TASK TO COMPLETE: Write out again, word for word, the lines below from the line that holds "Emit a component" through the line that holds "Chart.register(...registerables);", omitting pictures.

EXTRACTED MATERIAL:
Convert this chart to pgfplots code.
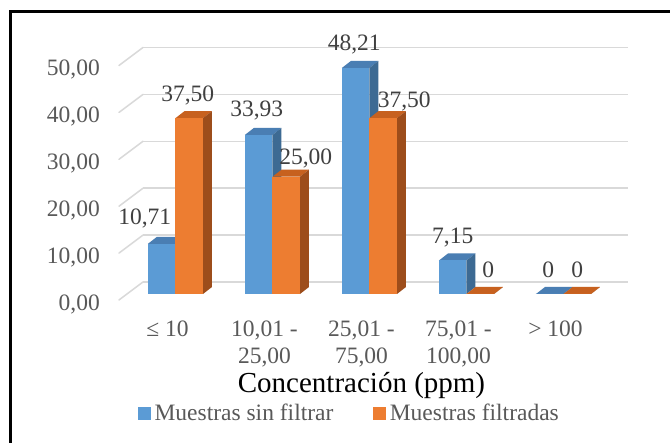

...

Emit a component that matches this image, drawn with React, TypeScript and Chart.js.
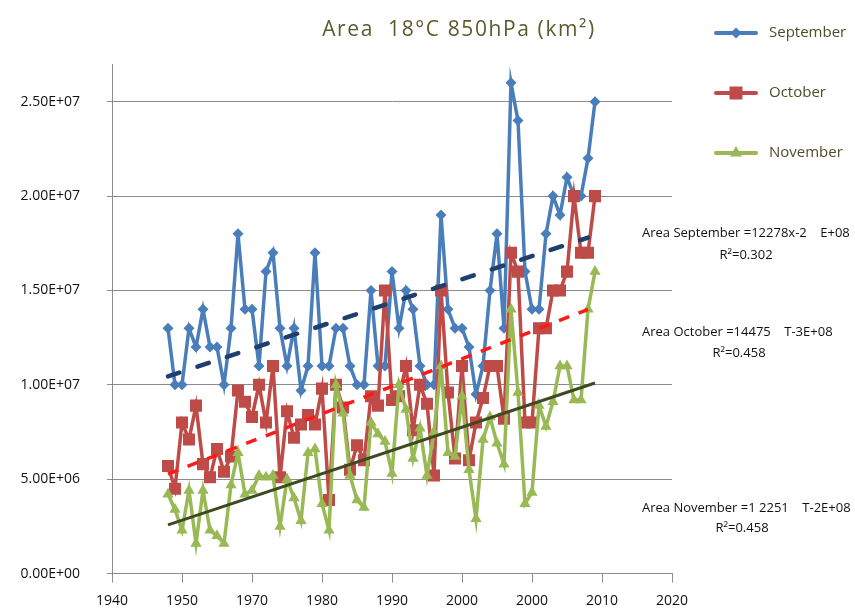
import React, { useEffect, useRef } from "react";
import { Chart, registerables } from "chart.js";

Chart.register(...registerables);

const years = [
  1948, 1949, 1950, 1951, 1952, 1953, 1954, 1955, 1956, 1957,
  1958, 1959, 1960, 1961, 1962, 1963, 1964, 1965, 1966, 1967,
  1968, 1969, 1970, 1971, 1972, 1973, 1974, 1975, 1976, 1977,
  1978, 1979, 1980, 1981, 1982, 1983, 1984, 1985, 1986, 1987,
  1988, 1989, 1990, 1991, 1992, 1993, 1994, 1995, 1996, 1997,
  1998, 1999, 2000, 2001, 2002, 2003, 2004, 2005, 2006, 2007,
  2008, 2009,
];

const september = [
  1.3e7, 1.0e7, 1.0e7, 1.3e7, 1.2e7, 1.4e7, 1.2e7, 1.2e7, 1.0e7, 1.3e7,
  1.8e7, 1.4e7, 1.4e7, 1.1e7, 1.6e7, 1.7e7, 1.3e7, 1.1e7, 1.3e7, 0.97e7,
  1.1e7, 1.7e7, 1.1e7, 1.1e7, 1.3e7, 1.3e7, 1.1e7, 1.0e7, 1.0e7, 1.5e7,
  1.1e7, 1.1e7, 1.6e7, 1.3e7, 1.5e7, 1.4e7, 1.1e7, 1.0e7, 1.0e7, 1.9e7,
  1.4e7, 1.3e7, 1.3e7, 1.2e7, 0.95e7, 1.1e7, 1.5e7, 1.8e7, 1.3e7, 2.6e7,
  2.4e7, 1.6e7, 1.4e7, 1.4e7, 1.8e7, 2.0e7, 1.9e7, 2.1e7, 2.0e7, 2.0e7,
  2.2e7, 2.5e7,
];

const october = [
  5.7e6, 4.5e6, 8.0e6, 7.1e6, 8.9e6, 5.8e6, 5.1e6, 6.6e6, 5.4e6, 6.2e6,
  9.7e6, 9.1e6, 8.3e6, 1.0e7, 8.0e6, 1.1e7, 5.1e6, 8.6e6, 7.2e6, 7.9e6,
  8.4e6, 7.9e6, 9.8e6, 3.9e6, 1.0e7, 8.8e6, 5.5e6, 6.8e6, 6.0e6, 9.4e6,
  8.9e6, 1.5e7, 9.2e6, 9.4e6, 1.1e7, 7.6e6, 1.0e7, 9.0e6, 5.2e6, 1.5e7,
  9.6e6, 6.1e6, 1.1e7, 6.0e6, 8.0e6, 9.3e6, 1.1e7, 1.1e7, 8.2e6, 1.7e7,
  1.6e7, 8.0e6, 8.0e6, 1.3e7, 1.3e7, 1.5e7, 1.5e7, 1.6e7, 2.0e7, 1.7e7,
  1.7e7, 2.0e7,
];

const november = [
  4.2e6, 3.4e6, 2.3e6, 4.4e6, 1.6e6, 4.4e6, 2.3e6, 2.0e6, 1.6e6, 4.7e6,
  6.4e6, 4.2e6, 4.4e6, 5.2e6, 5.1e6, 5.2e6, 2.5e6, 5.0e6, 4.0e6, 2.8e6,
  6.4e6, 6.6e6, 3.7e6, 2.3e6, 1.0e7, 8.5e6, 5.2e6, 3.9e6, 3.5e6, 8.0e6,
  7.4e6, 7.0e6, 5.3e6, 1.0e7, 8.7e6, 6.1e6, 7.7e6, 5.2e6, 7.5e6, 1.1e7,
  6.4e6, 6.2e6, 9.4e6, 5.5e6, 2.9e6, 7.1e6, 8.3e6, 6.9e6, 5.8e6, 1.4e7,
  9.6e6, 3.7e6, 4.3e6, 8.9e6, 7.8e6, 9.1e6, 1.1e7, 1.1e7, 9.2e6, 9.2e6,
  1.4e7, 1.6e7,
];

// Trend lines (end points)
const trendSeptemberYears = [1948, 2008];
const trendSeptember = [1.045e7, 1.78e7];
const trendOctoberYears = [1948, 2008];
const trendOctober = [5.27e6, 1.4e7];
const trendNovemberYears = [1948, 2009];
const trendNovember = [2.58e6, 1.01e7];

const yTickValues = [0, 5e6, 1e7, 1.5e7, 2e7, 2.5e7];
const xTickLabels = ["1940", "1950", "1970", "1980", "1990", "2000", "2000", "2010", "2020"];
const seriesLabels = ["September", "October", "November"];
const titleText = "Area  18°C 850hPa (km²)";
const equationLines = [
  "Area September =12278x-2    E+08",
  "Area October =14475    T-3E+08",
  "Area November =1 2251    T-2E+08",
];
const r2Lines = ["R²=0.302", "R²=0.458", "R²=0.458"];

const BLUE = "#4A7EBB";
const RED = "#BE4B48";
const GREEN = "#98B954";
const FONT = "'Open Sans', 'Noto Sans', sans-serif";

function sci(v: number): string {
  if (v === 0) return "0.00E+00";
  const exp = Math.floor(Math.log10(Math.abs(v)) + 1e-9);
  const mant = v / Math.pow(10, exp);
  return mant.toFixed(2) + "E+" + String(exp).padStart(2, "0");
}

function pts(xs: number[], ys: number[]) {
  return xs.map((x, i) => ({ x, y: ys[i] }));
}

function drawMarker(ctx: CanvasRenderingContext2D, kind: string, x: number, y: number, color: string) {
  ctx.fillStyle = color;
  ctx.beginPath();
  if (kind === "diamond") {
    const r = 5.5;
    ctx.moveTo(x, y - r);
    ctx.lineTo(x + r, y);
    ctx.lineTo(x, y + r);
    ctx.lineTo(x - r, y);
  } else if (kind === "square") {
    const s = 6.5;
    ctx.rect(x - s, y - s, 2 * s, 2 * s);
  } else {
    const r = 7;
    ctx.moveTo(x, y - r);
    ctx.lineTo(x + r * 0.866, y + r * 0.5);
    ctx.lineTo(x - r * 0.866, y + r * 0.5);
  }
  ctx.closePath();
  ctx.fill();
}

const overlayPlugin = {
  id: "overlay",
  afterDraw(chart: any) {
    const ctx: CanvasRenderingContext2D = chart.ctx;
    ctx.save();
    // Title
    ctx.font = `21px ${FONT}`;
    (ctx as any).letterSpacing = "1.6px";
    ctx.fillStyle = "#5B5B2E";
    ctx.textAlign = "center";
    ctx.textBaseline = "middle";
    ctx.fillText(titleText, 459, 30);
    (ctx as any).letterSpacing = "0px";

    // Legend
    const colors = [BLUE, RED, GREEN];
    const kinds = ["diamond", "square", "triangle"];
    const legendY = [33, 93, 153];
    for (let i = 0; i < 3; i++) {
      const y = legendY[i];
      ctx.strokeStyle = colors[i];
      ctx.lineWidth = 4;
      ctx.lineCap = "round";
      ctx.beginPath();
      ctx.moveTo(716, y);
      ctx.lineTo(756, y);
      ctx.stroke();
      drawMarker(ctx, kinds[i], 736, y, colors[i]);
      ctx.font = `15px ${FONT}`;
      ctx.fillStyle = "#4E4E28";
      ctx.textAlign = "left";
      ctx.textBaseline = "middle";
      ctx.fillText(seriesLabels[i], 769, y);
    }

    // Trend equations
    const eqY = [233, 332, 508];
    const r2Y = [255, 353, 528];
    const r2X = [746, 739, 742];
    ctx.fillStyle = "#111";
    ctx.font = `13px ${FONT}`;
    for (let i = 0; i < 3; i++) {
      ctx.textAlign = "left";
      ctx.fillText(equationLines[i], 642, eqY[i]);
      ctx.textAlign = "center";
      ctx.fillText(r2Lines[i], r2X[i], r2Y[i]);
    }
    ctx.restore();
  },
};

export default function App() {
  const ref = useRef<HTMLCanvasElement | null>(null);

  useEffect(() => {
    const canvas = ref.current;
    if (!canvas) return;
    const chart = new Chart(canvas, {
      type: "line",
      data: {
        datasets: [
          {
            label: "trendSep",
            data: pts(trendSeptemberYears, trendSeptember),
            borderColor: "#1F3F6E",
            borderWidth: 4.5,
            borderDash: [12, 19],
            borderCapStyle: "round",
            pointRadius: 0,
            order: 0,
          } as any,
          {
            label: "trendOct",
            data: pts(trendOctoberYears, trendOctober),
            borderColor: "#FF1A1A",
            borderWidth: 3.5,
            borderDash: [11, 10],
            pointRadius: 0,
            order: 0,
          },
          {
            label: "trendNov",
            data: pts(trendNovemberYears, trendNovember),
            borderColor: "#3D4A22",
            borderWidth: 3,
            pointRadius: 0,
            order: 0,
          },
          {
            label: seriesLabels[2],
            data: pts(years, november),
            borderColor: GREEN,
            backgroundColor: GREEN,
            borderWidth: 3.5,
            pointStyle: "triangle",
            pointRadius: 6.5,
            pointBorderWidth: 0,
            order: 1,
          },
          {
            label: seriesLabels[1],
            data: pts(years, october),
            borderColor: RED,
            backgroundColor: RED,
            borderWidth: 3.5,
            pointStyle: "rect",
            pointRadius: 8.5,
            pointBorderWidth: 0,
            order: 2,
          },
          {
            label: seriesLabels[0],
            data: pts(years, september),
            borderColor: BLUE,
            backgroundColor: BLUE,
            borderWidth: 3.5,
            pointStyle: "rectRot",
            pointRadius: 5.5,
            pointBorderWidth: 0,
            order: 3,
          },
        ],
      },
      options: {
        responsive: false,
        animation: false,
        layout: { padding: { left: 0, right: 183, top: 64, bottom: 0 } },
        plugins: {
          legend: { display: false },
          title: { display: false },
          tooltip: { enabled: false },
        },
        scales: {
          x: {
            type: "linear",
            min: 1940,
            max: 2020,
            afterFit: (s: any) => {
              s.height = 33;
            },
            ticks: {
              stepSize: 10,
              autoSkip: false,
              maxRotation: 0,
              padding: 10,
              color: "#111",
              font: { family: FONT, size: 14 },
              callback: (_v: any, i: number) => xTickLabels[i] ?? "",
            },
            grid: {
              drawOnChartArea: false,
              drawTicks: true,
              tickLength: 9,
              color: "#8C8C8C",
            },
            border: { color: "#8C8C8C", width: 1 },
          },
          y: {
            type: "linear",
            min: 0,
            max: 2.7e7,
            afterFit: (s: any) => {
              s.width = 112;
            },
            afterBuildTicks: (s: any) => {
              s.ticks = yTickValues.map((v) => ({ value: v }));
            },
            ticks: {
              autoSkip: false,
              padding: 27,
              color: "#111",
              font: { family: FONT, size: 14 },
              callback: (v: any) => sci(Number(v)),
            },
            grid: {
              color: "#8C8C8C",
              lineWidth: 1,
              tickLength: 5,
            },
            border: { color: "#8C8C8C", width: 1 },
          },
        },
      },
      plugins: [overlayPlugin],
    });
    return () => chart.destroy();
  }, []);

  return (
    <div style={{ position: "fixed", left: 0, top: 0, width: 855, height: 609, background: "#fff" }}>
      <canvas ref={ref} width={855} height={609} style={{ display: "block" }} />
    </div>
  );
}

EXPECTED ANSWER:
Emit a component that matches this image, drawn with React, TypeScript and Chart.js.
import React, { useEffect, useRef } from "react";
import { Chart, registerables } from "chart.js";

Chart.register(...registerables);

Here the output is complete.